SET EXERCISE>
Print, word for word, the opening line of the data below and every line after it through the line that contains "import plotly.graph_objects as go", but not the pictures.

-------- SOURCE MATERIAL --------

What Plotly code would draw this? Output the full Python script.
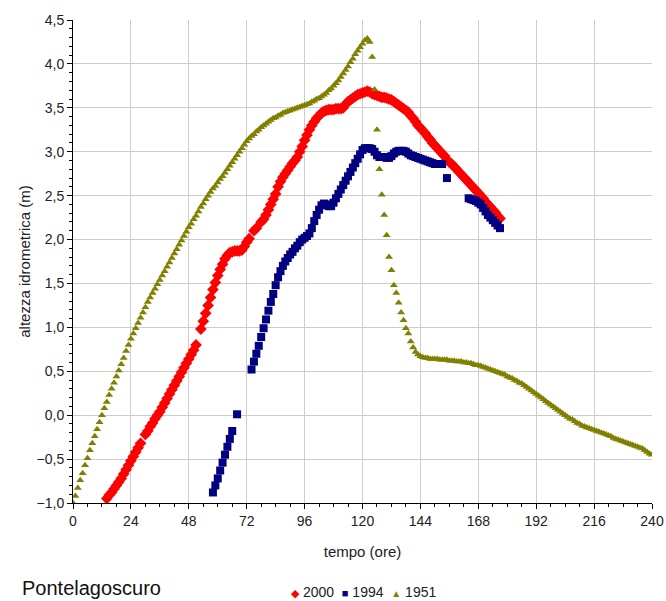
import plotly.graph_objects as go

# ---- data ----
hours_1951 = list(range(0, 241))
level_1951 = [
    -1.00, -0.92, -0.83, -0.74, -0.66, -0.57, -0.49, -0.40, -0.32, -0.24,
    -0.16, -0.08, 0.00, 0.08, 0.15, 0.23, 0.30, 0.37, 0.44, 0.51,
    0.58, 0.65, 0.73, 0.80, 0.87, 0.93, 0.99, 1.05, 1.11, 1.17,
    1.23, 1.29, 1.34, 1.39, 1.44, 1.49, 1.54, 1.59, 1.64, 1.69,
    1.74, 1.79, 1.84, 1.89, 1.94, 1.99, 2.04, 2.09, 2.14, 2.18,
    2.23, 2.27, 2.32, 2.37, 2.41, 2.46, 2.50, 2.54, 2.58, 2.61,
    2.65, 2.69, 2.72, 2.76, 2.80, 2.84, 2.88, 2.92, 2.96, 3.00,
    3.04, 3.08, 3.12, 3.15, 3.18, 3.20, 3.23, 3.25, 3.28, 3.30,
    3.32, 3.34, 3.36, 3.38, 3.39, 3.41, 3.42, 3.44, 3.45, 3.46,
    3.47, 3.48, 3.49, 3.50, 3.51, 3.52, 3.53, 3.54, 3.55, 3.57,
    3.58, 3.60, 3.61, 3.63, 3.65, 3.67, 3.70, 3.72, 3.75, 3.78,
    3.81, 3.85, 3.89, 3.93, 3.97, 4.02, 4.06, 4.11, 4.15, 4.19,
    4.23, 4.27, 4.29, 4.25, 4.08, 3.71, 3.25, 2.80, 2.51, 2.28,
    2.05, 1.80, 1.65, 1.48, 1.39, 1.28, 1.17, 1.08, 0.99, 0.93,
    0.84, 0.77, 0.72, 0.69, 0.67, 0.66, 0.65, 0.65, 0.64, 0.64,
    0.64, 0.64, 0.63, 0.63, 0.63, 0.63, 0.62, 0.62, 0.62, 0.61,
    0.61, 0.61, 0.60, 0.60, 0.59, 0.59, 0.58, 0.57, 0.57, 0.56,
    0.55, 0.54, 0.53, 0.52, 0.51, 0.50, 0.49, 0.48, 0.47, 0.46,
    0.44, 0.43, 0.42, 0.40, 0.39, 0.37, 0.36, 0.34, 0.32, 0.30,
    0.28, 0.26, 0.24, 0.22, 0.20, 0.18, 0.16, 0.14, 0.12, 0.10,
    0.08, 0.06, 0.04, 0.02, 0.00, -0.02, -0.04, -0.05, -0.07, -0.09,
    -0.10, -0.12, -0.13, -0.14, -0.15, -0.16, -0.17, -0.18, -0.19, -0.20,
    -0.21, -0.22, -0.23, -0.24, -0.26, -0.27, -0.28, -0.29, -0.30, -0.31,
    -0.32, -0.33, -0.34, -0.35, -0.36, -0.37, -0.38, -0.40, -0.42, -0.44,
    -0.45,
]

hours_2000 = (list(range(14, 29)) + list(range(30, 52)) + list(range(53, 74))
              + [75, 76] + list(range(78, 178)))
level_2000 = [
    # 14-28
    -0.95, -0.91, -0.88, -0.84, -0.80, -0.76, -0.72, -0.67, -0.62, -0.57,
    -0.52, -0.47, -0.42, -0.37, -0.32,
    # 30-51
    -0.22, -0.18, -0.13, -0.09, -0.04, 0.00, 0.04, 0.09, 0.14, 0.19,
    0.24, 0.29, 0.34, 0.39, 0.44, 0.49, 0.54, 0.59, 0.64, 0.69,
    0.74, 0.80,
    # 53-73
    0.98, 1.07, 1.16, 1.25, 1.34, 1.43, 1.51, 1.59, 1.66, 1.72,
    1.78, 1.82, 1.85, 1.86, 1.87, 1.87, 1.87, 1.88, 1.92, 1.97,
    2.01,
    # 75-76
    2.10, 2.13,
    # 78-177
    2.20, 2.23, 2.28, 2.34, 2.40, 2.46, 2.52, 2.60, 2.66, 2.71,
    2.75, 2.79, 2.83, 2.87, 2.90, 2.94, 3.00, 3.06, 3.13, 3.19,
    3.25, 3.30, 3.34, 3.38, 3.41, 3.44, 3.46, 3.47, 3.48, 3.48,
    3.48, 3.49, 3.49, 3.49, 3.50, 3.54, 3.57, 3.59, 3.61, 3.63,
    3.65, 3.66, 3.67, 3.68, 3.69, 3.68, 3.66, 3.65, 3.64, 3.63,
    3.62, 3.62, 3.61, 3.60, 3.59, 3.57, 3.55, 3.53, 3.51, 3.49,
    3.47, 3.45, 3.41, 3.38, 3.34, 3.30, 3.27, 3.24, 3.21, 3.17,
    3.14, 3.10, 3.07, 3.04, 3.01, 2.98, 2.95, 2.91, 2.88, 2.86,
    2.83, 2.80, 2.77, 2.74, 2.71, 2.68, 2.65, 2.62, 2.59, 2.56,
    2.53, 2.50, 2.47, 2.43, 2.40, 2.37, 2.34, 2.31, 2.27, 2.24,
]

hours_1994 = (list(range(58, 67)) + [68] + list(range(74, 154)) + [155]
              + list(range(164, 178)))
level_1994 = [
    # 58-66, 68
    -0.88, -0.80, -0.72, -0.63, -0.54, -0.45, -0.36, -0.27, -0.18, 0.01,
    # 74-153
    0.52, 0.61, 0.70, 0.79, 0.89, 0.99, 1.09, 1.19, 1.29, 1.38,
    1.48, 1.57, 1.64, 1.70, 1.75, 1.79, 1.83, 1.86, 1.90, 1.93,
    1.97, 2.00, 2.02, 2.04, 2.07, 2.13, 2.21, 2.28, 2.34, 2.39,
    2.41, 2.40, 2.38, 2.38, 2.42, 2.47, 2.52, 2.57, 2.62, 2.67,
    2.72, 2.77, 2.82, 2.87, 2.92, 2.97, 3.02, 3.04, 3.04, 3.04,
    3.03, 3.00, 2.96, 2.94, 2.94, 2.94, 2.93, 2.93, 2.95, 2.98,
    3.00, 3.01, 3.01, 3.01, 3.00, 2.98, 2.96, 2.95, 2.94, 2.93,
    2.92, 2.91, 2.90, 2.89, 2.88, 2.87, 2.86, 2.86, 2.86, 2.86,
    # 155
    2.70,
    # 164-177
    2.47, 2.46, 2.45, 2.44, 2.42, 2.40, 2.36, 2.32, 2.28, 2.25,
    2.22, 2.19, 2.16, 2.13,
]

series_names = ["2000", "1994", "1951"]
series_colors = ["#ff0000", "#000080", "#808000"]
x_ticks = list(range(0, 241, 24))
y_ticks = [-1.0, -0.5, 0.0, 0.5, 1.0, 1.5, 2.0, 2.5, 3.0, 3.5, 4.0, 4.5]

FONT = "Liberation Sans, Arial, sans-serif"

fig = go.Figure()
fig.add_trace(go.Scatter(x=hours_2000, y=level_2000, mode="markers", name=series_names[0],
                         marker=dict(symbol="diamond", color=series_colors[0], size=9,
                                     line=dict(width=0))))
fig.add_trace(go.Scatter(x=hours_1994, y=level_1994, mode="markers", name=series_names[1],
                         marker=dict(symbol="square", color=series_colors[1], size=8,
                                     line=dict(width=0))))
fig.add_trace(go.Scatter(x=hours_1951, y=level_1951, mode="markers", name=series_names[2],
                         marker=dict(symbol="triangle-up", color=series_colors[2], size=7,
                                     line=dict(width=0))))

axis_common = dict(
    showline=True, linecolor="black", linewidth=1,
    ticks="outside", ticklen=5, tickcolor="black", tickwidth=1,
    showgrid=True, gridcolor="#cccccc", gridwidth=1,
    zeroline=False, automargin=False,
    tickfont=dict(family=FONT, size=14, color="#222"),
)

legend_text = (
    f"<span style='color:{series_colors[0]};font-size:11px'>◆</span> {series_names[0]}  "
    f"<span style='color:{series_colors[1]};font-size:11px'>■</span> {series_names[1]}  "
    f"<span style='color:{series_colors[2]};font-size:10px'>▲</span> {series_names[2]}"
)

fig.update_layout(
    width=666, height=601,
    margin=dict(l=73, r=14, t=20, b=98, autoexpand=False),
    paper_bgcolor="white", plot_bgcolor="white",
    separators=",.",
    font=dict(family=FONT, color="#222"),
    xaxis=dict(axis_common, range=[0, 240], tickvals=x_ticks,
               title=dict(text="tempo (ore)", font=dict(size=15), standoff=18),
               minor=dict(dtick=6, ticks="outside", ticklen=3, tickcolor="black",
                          showgrid=False)),
    yaxis=dict(axis_common, range=[-1, 4.5], tickvals=y_ticks, tickformat=".1f",
               title=dict(text="altezza idrometrica (m)", font=dict(size=15), standoff=2),
               minor=dict(dtick=0.1, ticks="outside", ticklen=3, tickcolor="black",
                          showgrid=False)),
    showlegend=False,
    annotations=[
        dict(text="Pontelagoscuro", xref="paper", yref="paper",
             x=-53 / 579, y=-85 / 483, xanchor="left", yanchor="middle",
             showarrow=False, font=dict(family=FONT, size=20, color="#111")),
        dict(text=legend_text, xref="paper", yref="paper",
             x=(363 - 73) / 579, y=-89 / 483, xanchor="center", yanchor="middle",
             showarrow=False, font=dict(family=FONT, size=14, color="#222")),
    ],
)

fig.write_html("out.html", config={"displayModeBar": False},
               post_script="document.body.style.margin='0';document.body.style.overflow='hidden';")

--------

TASK SOLUTION>
What Plotly code would draw this? Output the full Python script.
import plotly.graph_objects as go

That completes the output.